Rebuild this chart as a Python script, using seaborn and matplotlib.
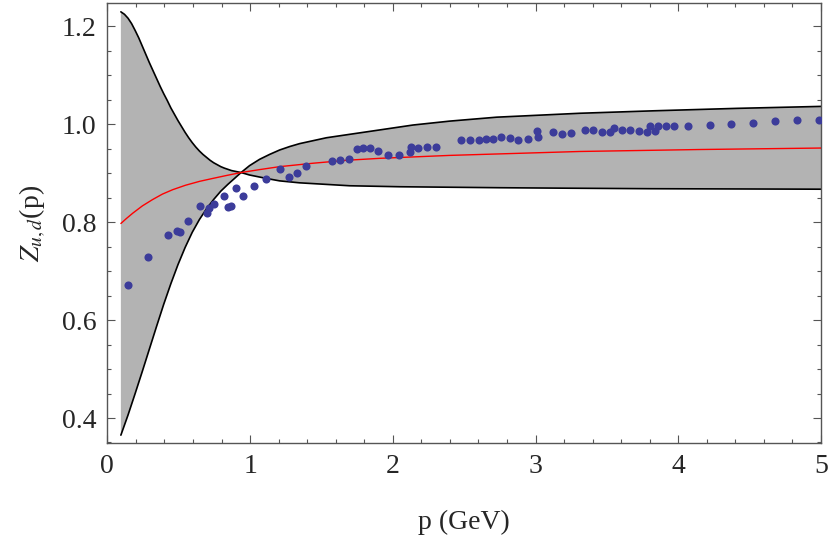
import numpy as np
import pandas as pd
import seaborn as sns
import matplotlib.pyplot as plt
from matplotlib.ticker import MultipleLocator, FormatStrFormatter

# bound that starts high and ends low
band_a_p = [0.095, 0.120, 0.145, 0.170, 0.195, 0.220, 0.245, 0.270, 0.295, 0.320,
            0.345, 0.370, 0.395, 0.420, 0.445, 0.470, 0.495, 0.520, 0.545, 0.570,
            0.595, 0.620, 0.645, 0.670, 0.695, 0.720, 0.745, 0.770, 0.795, 0.820,
            0.870, 0.937, 0.996, 1.114, 1.207, 1.347, 1.523, 1.698, 2.049, 2.400,
            2.751, 3.242, 3.804, 5.000]
band_a_z = [1.229, 1.224, 1.216, 1.205, 1.191, 1.176, 1.159, 1.142, 1.125, 1.109,
            1.093, 1.077, 1.062, 1.048, 1.033, 1.020, 1.007, 0.995, 0.983, 0.972,
            0.962, 0.953, 0.945, 0.938, 0.932, 0.926, 0.921, 0.917, 0.913, 0.910,
            0.905, 0.901, 0.896, 0.889, 0.884, 0.880, 0.877, 0.874, 0.872, 0.871,
            0.870, 0.869, 0.868, 0.867]

# bound that starts low and ends high
band_b_p = [0.095, 0.145, 0.195, 0.245, 0.295, 0.345, 0.395, 0.445, 0.495, 0.545,
            0.595, 0.645, 0.695, 0.745, 0.795, 0.845, 0.895, 0.937, 0.996, 1.067,
            1.137, 1.207, 1.277, 1.347, 1.535, 1.698, 1.909, 2.142, 2.400, 2.728,
            3.312, 3.827, 4.412, 5.000]
band_b_z = [0.365, 0.406, 0.450, 0.495, 0.541, 0.587, 0.632, 0.674, 0.713, 0.748,
            0.779, 0.805, 0.827, 0.846, 0.863, 0.877, 0.890, 0.901, 0.915, 0.928,
            0.938, 0.947, 0.954, 0.960, 0.972, 0.979, 0.988, 0.998, 1.006, 1.014,
            1.022, 1.027, 1.032, 1.036]

# red central curve
fit_p = [0.095, 0.133, 0.178, 0.246, 0.318, 0.386, 0.458, 0.547, 0.646, 0.739,
         0.835, 0.937, 1.067, 1.207, 1.441, 1.675, 1.909, 2.400, 3.312, 4.154,
         5.000]
fit_z = [0.797, 0.807, 0.818, 0.833, 0.846, 0.857, 0.866, 0.875, 0.883, 0.889,
         0.895, 0.901, 0.907, 0.913, 0.920, 0.926, 0.930, 0.936, 0.944, 0.948,
         0.951]

# lattice points
lat_p = [0.143, 0.285, 0.428, 0.491, 0.509, 0.568, 0.650, 0.696, 0.711, 0.750,
         0.816, 0.848, 0.865, 0.900, 0.951, 1.026, 1.110, 1.208, 1.273, 1.329,
         1.395, 1.577, 1.631, 1.696, 1.748, 1.790, 1.839, 1.897, 1.965, 2.042,
         2.121, 2.128, 2.177, 2.240, 2.306, 2.481, 2.542, 2.607, 2.652, 2.703,
         2.761, 2.820, 2.880, 2.950, 3.009, 3.020, 3.123, 3.186, 3.249, 3.345,
         3.404, 3.465, 3.521, 3.551, 3.607, 3.665, 3.726, 3.780, 3.803, 3.840,
         3.859, 3.915, 3.971, 4.067, 4.219, 4.369, 4.520, 4.677, 4.831, 4.989]
lat_z = [0.671, 0.729, 0.773, 0.782, 0.779, 0.803, 0.833, 0.818, 0.829, 0.837,
         0.854, 0.831, 0.833, 0.869, 0.854, 0.873, 0.888, 0.908, 0.892, 0.901,
         0.914, 0.924, 0.927, 0.929, 0.950, 0.952, 0.952, 0.944, 0.937, 0.937,
         0.943, 0.954, 0.952, 0.954, 0.954, 0.968, 0.967, 0.967, 0.969, 0.969,
         0.973, 0.972, 0.967, 0.970, 0.986, 0.974, 0.984, 0.980, 0.981, 0.988,
         0.988, 0.984, 0.983, 0.991, 0.988, 0.987, 0.986, 0.984, 0.995, 0.986,
         0.995, 0.995, 0.995, 0.997, 0.999, 1.001, 1.003, 1.006, 1.008, 1.009]

sns.set_style("ticks")
plt.rcParams['font.family'] = ['Liberation Serif', 'DejaVu Serif']
plt.rcParams['mathtext.fontset'] = 'stix'

fig = plt.figure(figsize=(8.3, 5.49), dpi=100)
ax = fig.add_axes([0.1293, 0.1931, 0.8599, 0.8014])

# gray band between the two bounds
ax.fill(np.concatenate([band_a_p, band_b_p[::-1]]),
        np.concatenate([band_a_z, band_b_z[::-1]]),
        color="#b3b3b3", lw=0, zorder=1)

line_kw = dict(ax=ax, sort=False, estimator=None, solid_joinstyle="round")
sns.lineplot(x=band_a_p, y=band_a_z, color="black", lw=1.2, zorder=2, **line_kw)
sns.lineplot(x=band_b_p, y=band_b_z, color="black", lw=1.2, zorder=2, **line_kw)
sns.lineplot(x=fit_p, y=fit_z, color="#ff0000", lw=1.0, zorder=3, **line_kw)
sns.scatterplot(x=lat_p, y=lat_z, color="#3c3c9a", s=34, linewidth=0, ax=ax,
                zorder=4)

ax.set_xlim(0, 5)
ax.set_ylim(0.349, 1.247)
ax.xaxis.set_major_locator(MultipleLocator(1))
ax.xaxis.set_minor_locator(MultipleLocator(0.2))
ax.yaxis.set_major_locator(MultipleLocator(0.2))
ax.yaxis.set_minor_locator(MultipleLocator(0.05))
ax.yaxis.set_major_formatter(FormatStrFormatter('%.1f'))
ax.xaxis.set_major_formatter(FormatStrFormatter('%d'))

for s in ax.spines.values():
    s.set_color("#555555")
    s.set_linewidth(1.0)
ax.tick_params(which='both', direction='in', top=True, right=True,
               color="#555555", width=0.8)
ax.tick_params(which='major', length=5.5, labelsize=20, pad=8)
ax.tick_params(which='minor', length=3)

ax.set_xlabel("p (GeV)", fontsize=20, labelpad=22)
ax.set_ylabel(r"$Z_{u,d}$(p)", fontsize=20, labelpad=10)

fig.savefig("out.png", dpi=100)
========================================
#### What this task involves
Go through the listing above and return every line where the word "seaborn" occurs.

#### Output of the exercise
Rebuild this chart as a Python script, using seaborn and matplotlib.
import seaborn as sns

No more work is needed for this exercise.